Whether you are the plaintiff or the defendant in a civil lawsuit, here are some basic pointers that can help you win your case.
Step 1: Gather evidence Answer all of your attorney's questions so that they can help you gather physical evidence such as signed and dated contracts, and witness statements. Whatever claims you make in the case need to be backed up by hard evidence, if possible.
TIP: You can sue or be sued in civil court for failure to honor an agreement, which is called breach of contract, or for a wrongful act other than breach of contract, which is called a tort.
Step 2: Prepare Prepare the particulars of your case while being aware of precedent, or how judges typically decide which party wins cases like yours; and the burden of proof, that is, what you have to prove to win.
TIP: Find out if there is a statute of limitations on cases like yours, and how long it is, so you won't delay filing past the deadline.
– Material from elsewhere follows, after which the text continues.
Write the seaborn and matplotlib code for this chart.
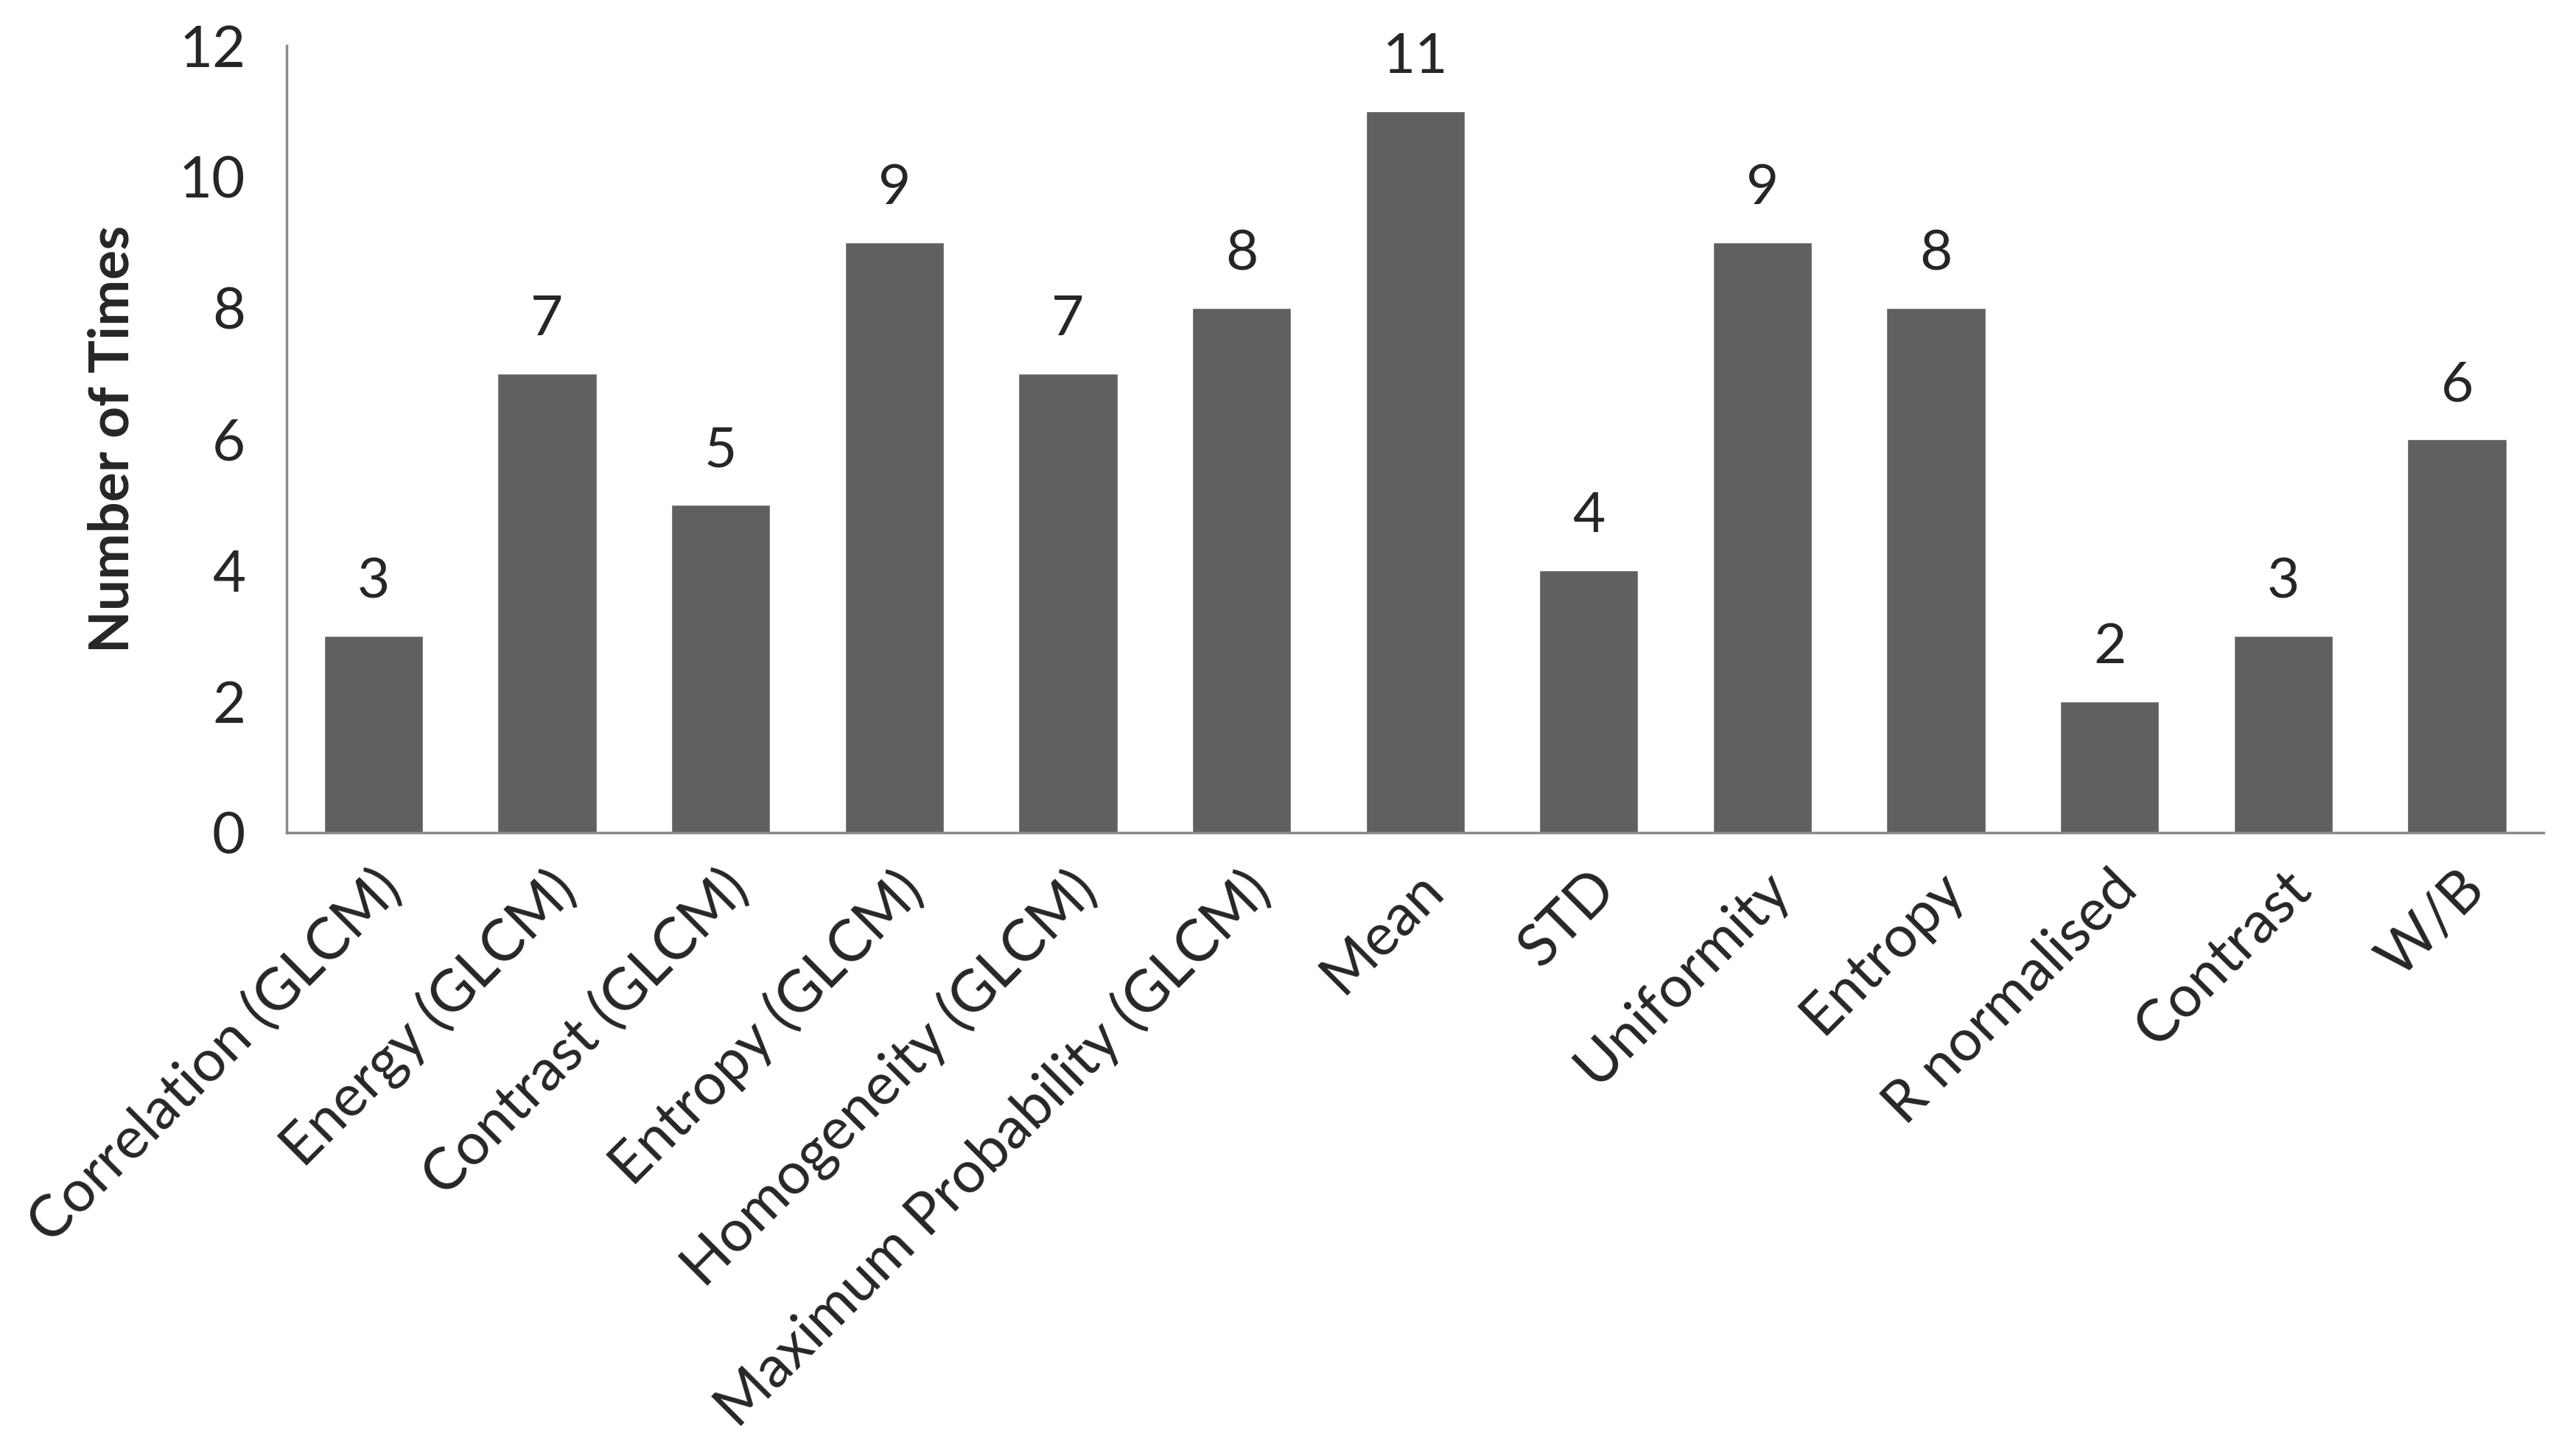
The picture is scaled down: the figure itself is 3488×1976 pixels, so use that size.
import numpy as np
import pandas as pd
import seaborn as sns
import matplotlib.pyplot as plt

# =========================
# DATA
# =========================
features = ['Correlation (GLCM)', 'Energy (GLCM)', 'Contrast (GLCM)', 'Entropy (GLCM)',
            'Homogeneity (GLCM)', 'Maximum Probability (GLCM)', 'Mean', 'STD',
            'Uniformity', 'Entropy', 'R normalised', 'Contrast', 'W/B']
counts = [3, 7, 5, 9, 7, 8, 11, 4, 9, 8, 2, 3, 6]
y_ticks = [0, 2, 4, 6, 8, 10, 12]

# =========================
# PLOT
# =========================
sns.set_style("white")
plt.rcParams['font.family'] = ['Lato', 'DejaVu Sans']

df = pd.DataFrame({'feature': features, 'count': counts})

fig = plt.figure(figsize=(34.88, 19.76), dpi=100)
ax = fig.add_axes([0.1115, 0.4281, 0.8783, 0.5405])

sns.barplot(data=df, x='feature', y='count', color='#606060', saturation=1,
            width=0.57, ax=ax)

ax.bar_label(ax.containers[0], fmt='%d', padding=28, fontsize=55)

ax.set_ylim(0, 12)
ax.set_yticks(y_ticks)
ax.set_xlim(-0.5, len(features) - 0.5)
ax.tick_params(axis='y', labelsize=56, length=0, pad=40)
ax.tick_params(axis='x', labelsize=57, length=0, pad=28)
plt.setp(ax.get_xticklabels(), rotation=45, ha='right', rotation_mode='anchor')

ax.set_xlabel('')
ax.set_ylabel('Number of Times', fontsize=54, fontweight='bold', labelpad=40)

for side in ['top', 'right']:
    ax.spines[side].set_visible(False)
for side in ['left', 'bottom']:
    ax.spines[side].set_color('#898989')
    ax.spines[side].set_linewidth(2.5)

plt.savefig('out.png', dpi=100)
plt.close()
Step 3: Hope for a win Hope for a judgment in your favor if the case goes to trial.
Step 4: Keep going Stay on top of your case through the discovery process and questioning in depositions. Remember to keep your demeanor professional even when the process is frustrating.
TIP: Ask about lawyer's fees up front to be sure they are fair and reasonable.
Step 5: Hire an attorney Hire an attorney who is experienced in handling cases like yours. You will most likely need a professional to guide you through and represent you in settlement talks or trials.
Step 6: Mediate or settle Hammer out a settlement through lawyers or mediators if there's a possibility that you likely lose in a trial, and to avoid a drawn out and expensive trial process.
Step 7: Start the process File your complaint with the court if you are the plaintiff. In civil cases this is commonly called an action.
Step 8: Discredit your opponent Anticipate your opponent's claims and disprove them with fact-based evidence, while portraying your actions in the events as reasonable and prudent.
FACT: O.J. Simpson, was tried for the same offense twice -- he was prosecuted for murder in a criminal court and then tried for the same event as a wrongful death tort in a civil court.